[EXERCISE PROMPT]
The data below should be restated word for word, with every picture omitted.

[DATASET SECTION]
****

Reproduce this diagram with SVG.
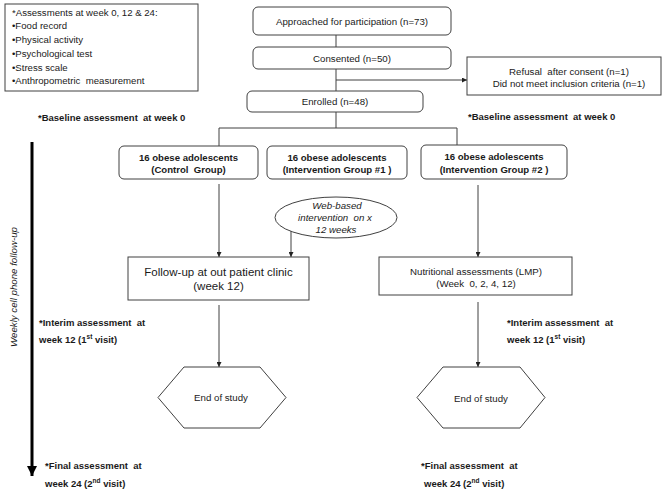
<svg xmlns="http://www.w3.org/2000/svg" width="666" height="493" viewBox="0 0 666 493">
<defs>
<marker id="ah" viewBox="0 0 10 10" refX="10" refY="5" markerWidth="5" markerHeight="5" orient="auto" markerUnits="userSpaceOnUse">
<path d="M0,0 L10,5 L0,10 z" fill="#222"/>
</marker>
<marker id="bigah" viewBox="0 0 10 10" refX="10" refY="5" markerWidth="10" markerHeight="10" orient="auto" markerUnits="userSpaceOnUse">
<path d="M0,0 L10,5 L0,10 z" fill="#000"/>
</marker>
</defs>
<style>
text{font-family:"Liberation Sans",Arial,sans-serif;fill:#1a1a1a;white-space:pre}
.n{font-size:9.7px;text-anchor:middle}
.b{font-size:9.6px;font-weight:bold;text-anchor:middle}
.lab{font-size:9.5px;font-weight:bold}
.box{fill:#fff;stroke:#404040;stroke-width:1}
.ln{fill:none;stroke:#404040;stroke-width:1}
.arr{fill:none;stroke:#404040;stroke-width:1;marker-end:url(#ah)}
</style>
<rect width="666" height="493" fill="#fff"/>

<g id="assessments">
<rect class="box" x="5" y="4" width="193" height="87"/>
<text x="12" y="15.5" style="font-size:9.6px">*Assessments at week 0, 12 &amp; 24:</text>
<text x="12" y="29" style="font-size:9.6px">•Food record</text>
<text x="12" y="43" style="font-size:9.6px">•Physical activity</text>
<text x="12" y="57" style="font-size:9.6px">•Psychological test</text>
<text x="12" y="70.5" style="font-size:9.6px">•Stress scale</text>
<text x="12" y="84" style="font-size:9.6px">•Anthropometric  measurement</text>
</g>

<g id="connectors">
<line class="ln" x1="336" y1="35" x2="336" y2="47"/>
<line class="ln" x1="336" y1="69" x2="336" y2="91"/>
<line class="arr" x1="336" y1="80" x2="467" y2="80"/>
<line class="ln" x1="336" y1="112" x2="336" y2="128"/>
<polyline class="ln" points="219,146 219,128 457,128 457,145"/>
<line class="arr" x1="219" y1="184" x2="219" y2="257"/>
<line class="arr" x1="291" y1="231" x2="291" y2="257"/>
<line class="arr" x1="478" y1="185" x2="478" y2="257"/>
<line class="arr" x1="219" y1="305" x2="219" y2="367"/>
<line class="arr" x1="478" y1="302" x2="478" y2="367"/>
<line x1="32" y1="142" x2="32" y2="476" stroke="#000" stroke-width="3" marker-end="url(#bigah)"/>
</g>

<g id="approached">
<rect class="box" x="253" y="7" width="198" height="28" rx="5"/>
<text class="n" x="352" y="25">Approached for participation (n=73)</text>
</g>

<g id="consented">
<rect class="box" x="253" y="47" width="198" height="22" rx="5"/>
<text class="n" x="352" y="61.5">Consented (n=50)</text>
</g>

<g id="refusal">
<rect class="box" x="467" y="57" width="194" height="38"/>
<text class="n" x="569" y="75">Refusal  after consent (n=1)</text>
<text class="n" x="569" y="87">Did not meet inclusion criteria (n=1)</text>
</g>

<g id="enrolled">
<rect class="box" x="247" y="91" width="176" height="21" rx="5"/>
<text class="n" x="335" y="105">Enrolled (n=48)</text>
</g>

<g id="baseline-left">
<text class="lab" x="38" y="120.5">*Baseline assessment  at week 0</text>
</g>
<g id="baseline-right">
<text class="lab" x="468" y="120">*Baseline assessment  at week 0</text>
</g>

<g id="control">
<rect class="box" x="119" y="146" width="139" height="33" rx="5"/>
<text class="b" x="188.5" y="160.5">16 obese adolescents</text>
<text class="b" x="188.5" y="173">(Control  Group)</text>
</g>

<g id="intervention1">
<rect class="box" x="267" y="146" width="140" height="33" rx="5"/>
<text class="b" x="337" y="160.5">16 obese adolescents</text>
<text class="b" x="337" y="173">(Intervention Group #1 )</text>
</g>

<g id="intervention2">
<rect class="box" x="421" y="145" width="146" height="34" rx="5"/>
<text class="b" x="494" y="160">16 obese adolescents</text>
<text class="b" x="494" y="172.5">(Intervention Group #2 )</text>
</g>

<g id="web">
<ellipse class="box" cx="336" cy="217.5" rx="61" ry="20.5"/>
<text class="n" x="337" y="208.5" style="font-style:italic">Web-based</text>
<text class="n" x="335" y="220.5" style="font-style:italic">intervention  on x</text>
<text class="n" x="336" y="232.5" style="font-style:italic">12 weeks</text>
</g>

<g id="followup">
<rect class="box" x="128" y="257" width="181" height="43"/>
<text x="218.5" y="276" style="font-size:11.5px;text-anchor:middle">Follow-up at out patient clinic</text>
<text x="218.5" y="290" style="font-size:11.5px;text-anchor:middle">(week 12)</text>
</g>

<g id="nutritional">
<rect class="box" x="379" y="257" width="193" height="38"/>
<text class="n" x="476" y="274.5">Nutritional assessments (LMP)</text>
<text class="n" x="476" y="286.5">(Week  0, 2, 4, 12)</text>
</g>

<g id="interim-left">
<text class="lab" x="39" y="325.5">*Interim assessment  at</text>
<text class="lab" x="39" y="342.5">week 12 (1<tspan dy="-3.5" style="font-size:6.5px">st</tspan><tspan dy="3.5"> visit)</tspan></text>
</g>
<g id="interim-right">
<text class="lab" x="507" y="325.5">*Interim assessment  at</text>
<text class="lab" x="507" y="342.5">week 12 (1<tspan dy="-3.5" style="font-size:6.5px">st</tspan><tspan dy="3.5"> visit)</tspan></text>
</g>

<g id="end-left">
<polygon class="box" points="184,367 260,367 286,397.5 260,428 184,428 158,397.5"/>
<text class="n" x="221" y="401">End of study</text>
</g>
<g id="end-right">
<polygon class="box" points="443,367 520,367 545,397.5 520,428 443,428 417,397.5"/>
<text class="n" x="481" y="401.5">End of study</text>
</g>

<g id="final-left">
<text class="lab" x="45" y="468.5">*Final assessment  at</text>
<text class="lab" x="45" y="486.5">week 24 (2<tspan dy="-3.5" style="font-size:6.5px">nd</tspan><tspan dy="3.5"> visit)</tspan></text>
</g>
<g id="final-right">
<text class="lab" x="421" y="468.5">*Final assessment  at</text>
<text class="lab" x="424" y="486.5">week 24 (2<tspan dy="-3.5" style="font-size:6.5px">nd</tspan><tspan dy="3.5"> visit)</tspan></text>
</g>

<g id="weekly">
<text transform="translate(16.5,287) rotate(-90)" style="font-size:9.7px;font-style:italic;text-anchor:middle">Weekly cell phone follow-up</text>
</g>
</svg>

****

[RESPONSE TO THIS EXERCISE]
Reproduce this diagram with SVG.
<svg xmlns="http://www.w3.org/2000/svg" width="666" height="493" viewBox="0 0 666 493">
<defs>
<marker id="ah" viewBox="0 0 10 10" refX="10" refY="5" markerWidth="5" markerHeight="5" orient="auto" markerUnits="userSpaceOnUse">
<path d="M0,0 L10,5 L0,10 z" fill="#222"/>
</marker>
<marker id="bigah" viewBox="0 0 10 10" refX="10" refY="5" markerWidth="10" markerHeight="10" orient="auto" markerUnits="userSpaceOnUse">
<path d="M0,0 L10,5 L0,10 z" fill="#000"/>
</marker>
</defs>
<style>
text{font-family:"Liberation Sans",Arial,sans-serif;fill:#1a1a1a;white-space:pre}
.n{font-size:9.7px;text-anchor:middle}
.b{font-size:9.6px;font-weight:bold;text-anchor:middle}
.lab{font-size:9.5px;font-weight:bold}
.box{fill:#fff;stroke:#404040;stroke-width:1}
.ln{fill:none;stroke:#404040;stroke-width:1}
.arr{fill:none;stroke:#404040;stroke-width:1;marker-end:url(#ah)}
</style>
<rect width="666" height="493" fill="#fff"/>

<g id="assessments">
<rect class="box" x="5" y="4" width="193" height="87"/>
<text x="12" y="15.5" style="font-size:9.6px">*Assessments at week 0, 12 &amp; 24:</text>
<text x="12" y="29" style="font-size:9.6px">•Food record</text>
<text x="12" y="43" style="font-size:9.6px">•Physical activity</text>
<text x="12" y="57" style="font-size:9.6px">•Psychological test</text>
<text x="12" y="70.5" style="font-size:9.6px">•Stress scale</text>
<text x="12" y="84" style="font-size:9.6px">•Anthropometric  measurement</text>
</g>

<g id="connectors">
<line class="ln" x1="336" y1="35" x2="336" y2="47"/>
<line class="ln" x1="336" y1="69" x2="336" y2="91"/>
<line class="arr" x1="336" y1="80" x2="467" y2="80"/>
<line class="ln" x1="336" y1="112" x2="336" y2="128"/>
<polyline class="ln" points="219,146 219,128 457,128 457,145"/>
<line class="arr" x1="219" y1="184" x2="219" y2="257"/>
<line class="arr" x1="291" y1="231" x2="291" y2="257"/>
<line class="arr" x1="478" y1="185" x2="478" y2="257"/>
<line class="arr" x1="219" y1="305" x2="219" y2="367"/>
<line class="arr" x1="478" y1="302" x2="478" y2="367"/>
<line x1="32" y1="142" x2="32" y2="476" stroke="#000" stroke-width="3" marker-end="url(#bigah)"/>
</g>

<g id="approached">
<rect class="box" x="253" y="7" width="198" height="28" rx="5"/>
<text class="n" x="352" y="25">Approached for participation (n=73)</text>
</g>

<g id="consented">
<rect class="box" x="253" y="47" width="198" height="22" rx="5"/>
<text class="n" x="352" y="61.5">Consented (n=50)</text>
</g>

<g id="refusal">
<rect class="box" x="467" y="57" width="194" height="38"/>
<text class="n" x="569" y="75">Refusal  after consent (n=1)</text>
<text class="n" x="569" y="87">Did not meet inclusion criteria (n=1)</text>
</g>

<g id="enrolled">
<rect class="box" x="247" y="91" width="176" height="21" rx="5"/>
<text class="n" x="335" y="105">Enrolled (n=48)</text>
</g>

<g id="baseline-left">
<text class="lab" x="38" y="120.5">*Baseline assessment  at week 0</text>
</g>
<g id="baseline-right">
<text class="lab" x="468" y="120">*Baseline assessment  at week 0</text>
</g>

<g id="control">
<rect class="box" x="119" y="146" width="139" height="33" rx="5"/>
<text class="b" x="188.5" y="160.5">16 obese adolescents</text>
<text class="b" x="188.5" y="173">(Control  Group)</text>
</g>

<g id="intervention1">
<rect class="box" x="267" y="146" width="140" height="33" rx="5"/>
<text class="b" x="337" y="160.5">16 obese adolescents</text>
<text class="b" x="337" y="173">(Intervention Group #1 )</text>
</g>

<g id="intervention2">
<rect class="box" x="421" y="145" width="146" height="34" rx="5"/>
<text class="b" x="494" y="160">16 obese adolescents</text>
<text class="b" x="494" y="172.5">(Intervention Group #2 )</text>
</g>

<g id="web">
<ellipse class="box" cx="336" cy="217.5" rx="61" ry="20.5"/>
<text class="n" x="337" y="208.5" style="font-style:italic">Web-based</text>
<text class="n" x="335" y="220.5" style="font-style:italic">intervention  on x</text>
<text class="n" x="336" y="232.5" style="font-style:italic">12 weeks</text>
</g>

<g id="followup">
<rect class="box" x="128" y="257" width="181" height="43"/>
<text x="218.5" y="276" style="font-size:11.5px;text-anchor:middle">Follow-up at out patient clinic</text>
<text x="218.5" y="290" style="font-size:11.5px;text-anchor:middle">(week 12)</text>
</g>

<g id="nutritional">
<rect class="box" x="379" y="257" width="193" height="38"/>
<text class="n" x="476" y="274.5">Nutritional assessments (LMP)</text>
<text class="n" x="476" y="286.5">(Week  0, 2, 4, 12)</text>
</g>

<g id="interim-left">
<text class="lab" x="39" y="325.5">*Interim assessment  at</text>
<text class="lab" x="39" y="342.5">week 12 (1<tspan dy="-3.5" style="font-size:6.5px">st</tspan><tspan dy="3.5"> visit)</tspan></text>
</g>
<g id="interim-right">
<text class="lab" x="507" y="325.5">*Interim assessment  at</text>
<text class="lab" x="507" y="342.5">week 12 (1<tspan dy="-3.5" style="font-size:6.5px">st</tspan><tspan dy="3.5"> visit)</tspan></text>
</g>

<g id="end-left">
<polygon class="box" points="184,367 260,367 286,397.5 260,428 184,428 158,397.5"/>
<text class="n" x="221" y="401">End of study</text>
</g>
<g id="end-right">
<polygon class="box" points="443,367 520,367 545,397.5 520,428 443,428 417,397.5"/>
<text class="n" x="481" y="401.5">End of study</text>
</g>

<g id="final-left">
<text class="lab" x="45" y="468.5">*Final assessment  at</text>
<text class="lab" x="45" y="486.5">week 24 (2<tspan dy="-3.5" style="font-size:6.5px">nd</tspan><tspan dy="3.5"> visit)</tspan></text>
</g>
<g id="final-right">
<text class="lab" x="421" y="468.5">*Final assessment  at</text>
<text class="lab" x="424" y="486.5">week 24 (2<tspan dy="-3.5" style="font-size:6.5px">nd</tspan><tspan dy="3.5"> visit)</tspan></text>
</g>

<g id="weekly">
<text transform="translate(16.5,287) rotate(-90)" style="font-size:9.7px;font-style:italic;text-anchor:middle">Weekly cell phone follow-up</text>
</g>
</svg>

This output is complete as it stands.